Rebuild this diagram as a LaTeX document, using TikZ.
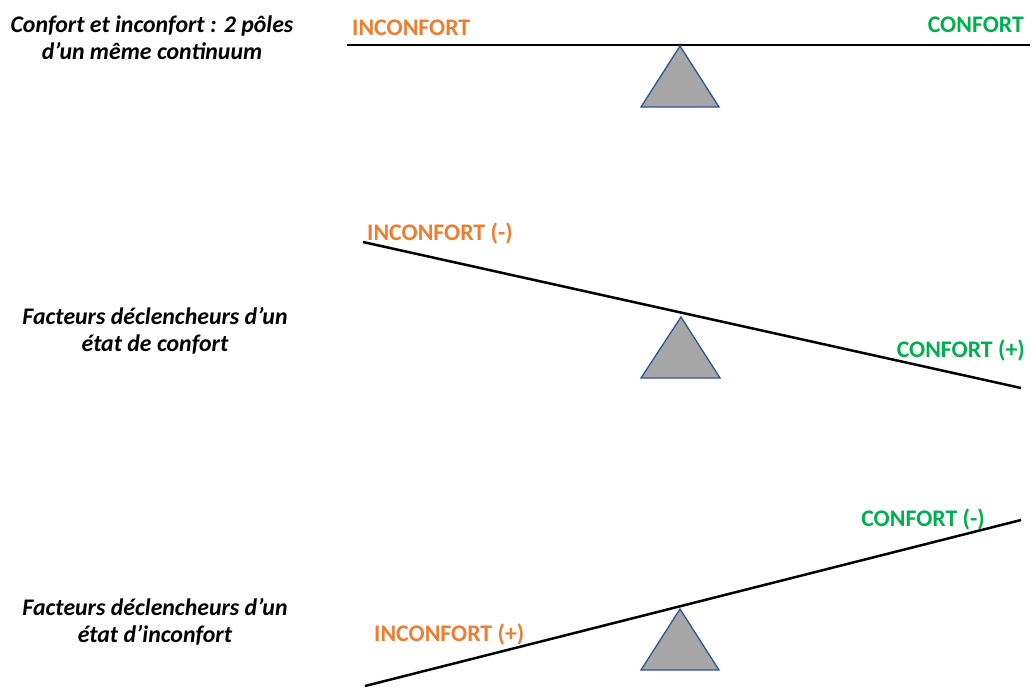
\documentclass[tikz,border=0pt]{standalone}
\usepackage{fontspec}
\setmainfont{Carlito}
\definecolor{orng}{HTML}{ED7D31}
\definecolor{grn}{HTML}{00B050}
\definecolor{tribd}{HTML}{2F5597}
\definecolor{trifl}{HTML}{A6A6A6}
\begin{document}
\begin{tikzpicture}[x=1pt,y=-1pt,
  beam/.style={line width=2.5pt,black},
  fulcrum/.style={fill=trifl,draw=tribd,line width=1.3pt,line join=miter},
  lab/.style={font=\fontsize{23.8}{28}\selectfont\bfseries,inner sep=0pt},
  side/.style={font=\fontsize{23.8}{27}\selectfont\bfseries\itshape,align=center,inner sep=0pt}]
\useasboundingbox (0,0) rectangle (1034,686);
% row 1
\node[side] (t1) at (152,38) {Confort et inconfort : 2 pôles\\d’un même continuum};
\coordinate (b1a) at (347,45);
\coordinate (b1b) at (1030,45);
\draw[beam] (b1a) -- (b1b);
\draw[fulcrum] (680,46) -- (719,107) -- (641,107) -- cycle;
\node[lab,text=orng,anchor=west] (i1) at (352,28) {INCONFORT};
\node[lab,text=grn,anchor=east] (c1) at (1024,25) {CONFORT};
% row 2
\node[side] (t2) at (155,331) {Facteurs déclencheurs d’un\\état de confort};
\coordinate (b2a) at (363,242);
\coordinate (b2b) at (1021,388);
\draw[beam] (b2a) -- (b2b);
\draw[fulcrum] (681,317) -- (720,378) -- (641,378) -- cycle;
\node[lab,text=orng,anchor=west] (i2) at (367,233) {INCONFORT (-)};
\node[lab,text=grn,anchor=east] (c2) at (1025,350) {CONFORT (+)};
% row 3
\node[side] (t3) at (155,622) {Facteurs déclencheurs d’un\\état d’inconfort};
\coordinate (b3a) at (365,686);
\coordinate (b3b) at (1021,520);
\draw[beam] (b3a) -- (b3b);
\draw[fulcrum] (680,609) -- (719,670) -- (641,670) -- cycle;
\node[lab,text=orng,anchor=west] (i3) at (374,634) {INCONFORT (+)};
\node[lab,text=grn,anchor=east] (c3) at (985,519) {CONFORT (-)};
\end{tikzpicture}
\end{document}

┄┄┄┄┄┄

What to work on.
Pictures in the data above should not be copied; transcribe everything else exactly.

Written answer.
Rebuild this diagram as a LaTeX document, using TikZ.
\documentclass[tikz,border=0pt]{standalone}
\usepackage{fontspec}
\setmainfont{Carlito}
\definecolor{orng}{HTML}{ED7D31}
\definecolor{grn}{HTML}{00B050}
\definecolor{tribd}{HTML}{2F5597}
\definecolor{trifl}{HTML}{A6A6A6}
\begin{document}
\begin{tikzpicture}[x=1pt,y=-1pt,
  beam/.style={line width=2.5pt,black},
  fulcrum/.style={fill=trifl,draw=tribd,line width=1.3pt,line join=miter},
  lab/.style={font=\fontsize{23.8}{28}\selectfont\bfseries,inner sep=0pt},
  side/.style={font=\fontsize{23.8}{27}\selectfont\bfseries\itshape,align=center,inner sep=0pt}]
\useasboundingbox (0,0) rectangle (1034,686);
% row 1
\node[side] (t1) at (152,38) {Confort et inconfort : 2 pôles\\d’un même continuum};
\coordinate (b1a) at (347,45);
\coordinate (b1b) at (1030,45);
\draw[beam] (b1a) -- (b1b);
\draw[fulcrum] (680,46) -- (719,107) -- (641,107) -- cycle;
\node[lab,text=orng,anchor=west] (i1) at (352,28) {INCONFORT};
\node[lab,text=grn,anchor=east] (c1) at (1024,25) {CONFORT};
% row 2
\node[side] (t2) at (155,331) {Facteurs déclencheurs d’un\\état de confort};
\coordinate (b2a) at (363,242);
\coordinate (b2b) at (1021,388);
\draw[beam] (b2a) -- (b2b);
\draw[fulcrum] (681,317) -- (720,378) -- (641,378) -- cycle;
\node[lab,text=orng,anchor=west] (i2) at (367,233) {INCONFORT (-)};
\node[lab,text=grn,anchor=east] (c2) at (1025,350) {CONFORT (+)};
% row 3
\node[side] (t3) at (155,622) {Facteurs déclencheurs d’un\\état d’inconfort};
\coordinate (b3a) at (365,686);
\coordinate (b3b) at (1021,520);
\draw[beam] (b3a) -- (b3b);
\draw[fulcrum] (680,609) -- (719,670) -- (641,670) -- cycle;
\node[lab,text=orng,anchor=west] (i3) at (374,634) {INCONFORT (+)};
\node[lab,text=grn,anchor=east] (c3) at (985,519) {CONFORT (-)};
\end{tikzpicture}
\end{document}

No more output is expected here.